In fact, the rest of Shostakovich’s output shares this exact spirit, from his earliest opuses (The Donkey and the Nightingale (1922) based on Krylov's fable) all the way to the Satires to Words by Sasha Chorny, and the Romances on Texts from Crocodile Magazine. Think of the Thirteenth Symphony! The Fourteenth Symphony!
;How many dangerous carnival pranks did the Maestro pull off over the course of his creative life!
For instance, what about the melody of Stalin's favorite song, "Suliko," sung by the character "Comrade Yedinitsyn" (No. 1) in the Anti-Formalist Rayok?

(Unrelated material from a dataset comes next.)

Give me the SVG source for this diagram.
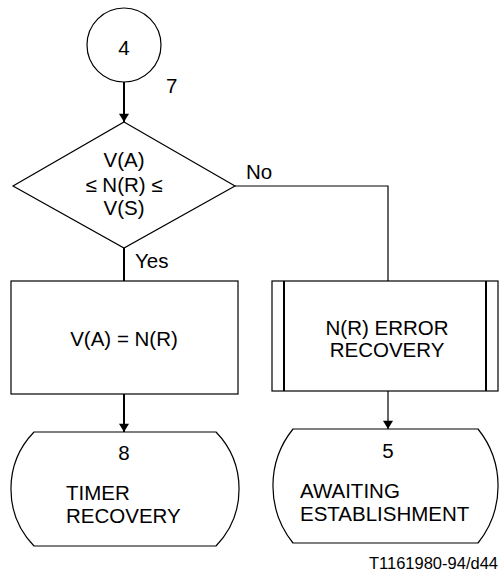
<svg xmlns="http://www.w3.org/2000/svg" width="500" height="575" viewBox="0 0 500 575">
<style>
text{font-family:"Liberation Sans",Arial,sans-serif;font-size:20.5px;fill:#000}
.c{text-anchor:middle}
.s{fill:#fff;stroke:#000;stroke-width:1.2}
.thick{stroke:#000;stroke-width:2;fill:none}
.thin{stroke:#000;stroke-width:1.2;fill:none}
</style>
<defs>
<marker id="ah" viewBox="0 0 10 12" refX="10" refY="6" markerWidth="12" markerHeight="10" markerUnits="userSpaceOnUse" orient="auto">
<path d="M0,0 L10,6 L0,12 Z" fill="#000"/>
</marker>
</defs>
<rect width="500" height="575" fill="#fff"/>
<g id="connectors">
<line class="thick" x1="124" y1="82" x2="124" y2="122" marker-end="url(#ah)"/>
<line class="thick" x1="124" y1="248" x2="124" y2="281"/>
<polyline class="thin" points="235,186 388,186 388,281"/>
<line class="thick" x1="124" y1="394" x2="124" y2="432" marker-end="url(#ah)"/>
<line class="thin" x1="388" y1="391" x2="388" y2="429" marker-end="url(#ah)"/>
<text x="135" y="268">Yes</text>
<text x="246" y="179">No</text>
</g>
<g id="start4">
<circle class="s" cx="124" cy="45" r="37"/>
<text class="c" x="124" y="55">4</text>
<text x="166" y="93">7</text>
</g>
<g id="decision">
<polygon class="s" points="124,122 235,186 124,248 13,186"/>
<text class="c" x="124" y="167">V(A)</text>
<text class="c" x="124" y="192">≤ N(R) ≤</text>
<text class="c" x="124" y="215">V(S)</text>
</g>
<g id="task">
<rect class="s" x="11" y="281" width="227" height="113"/>
<text class="c" x="124" y="346">V(A) = N(R)</text>
</g>
<g id="procedure">
<rect class="s" x="272" y="281" width="226" height="110"/>
<line stroke="#000" stroke-width="2" x1="284" y1="281" x2="284" y2="391"/>
<line stroke="#000" stroke-width="2" x1="486" y1="281" x2="486" y2="391"/>
<text class="c" x="387" y="335">N(R) ERROR</text>
<text class="c" x="387" y="357">RECOVERY</text>
</g>
<g id="state8">
<path class="s" d="M34,432 H216 A82,82 0 0 1 216,546 H34 A82,82 0 0 1 34,432 Z"/>
<text class="c" x="124" y="460">8</text>
<text x="66" y="500">TIMER</text>
<text x="66" y="523">RECOVERY</text>
</g>
<g id="state5">
<path class="s" d="M293,429 H478 A91,91 0 0 1 478,543 H293 A91,91 0 0 1 293,429 Z"/>
<text class="c" x="388" y="458">5</text>
<text x="300" y="498">AWAITING</text>
<text x="300" y="521">ESTABLISHMENT</text>
</g>
<text x="498" y="569" text-anchor="end" style="font-size:16.5px">T1161980-94/d44</text>
</svg>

Furthermore, in the finale of the First Cello Concerto, this Georgian tune displayed a "downright teasing character," according to the critic Lebedinsky: the "Suliko" theme appears and darts away, as if "sticking its tongue out at someone..."(7)
Or maybe it was showing them a nose? Or something else entirely?.. (You, discerning reader, have undoubtedly guessed...)
;What if, through the prism of the carnivalesque, we were to look at all the Master's works—those which "long-eared" musicologists dutifully used for decades to illustrate the so-called "method of socialist realism"?
Oh, how the respected public would be shocked by the Eleventh Symphony ("The Year 1905"), the Second ("To October"), the First of May Third, and even the Seventh ("Leningrad")!
;But that is a topic for a separate study.
One Nose is quite enough for the reader!
;Novosibirsk, 1992
;Notes
;Shostakovich, D. "Why 'The Nose'?" // The Worker's Theatre, 1930.
;Phrases from Gogol are so numerous that we include them without quotation marks. The same applies to Kharms and Dostoevsky.
;For a detailed account, see: Romm, M. Oral Stories. – Moscow, 1991.
;Freud, S. The Psychopathology of Everyday Life.
;Bakhtin, M. Rabelais and His World. – Moscow, 1983.
;Nabokov, V. "Nikolai Gogol" // Novy Mir, 1987, No. 4.
;Lebedinsky, L. "On Certain Musical Quotations in the Works of Shostakovich" // Novy Mir, 1990, No. 3.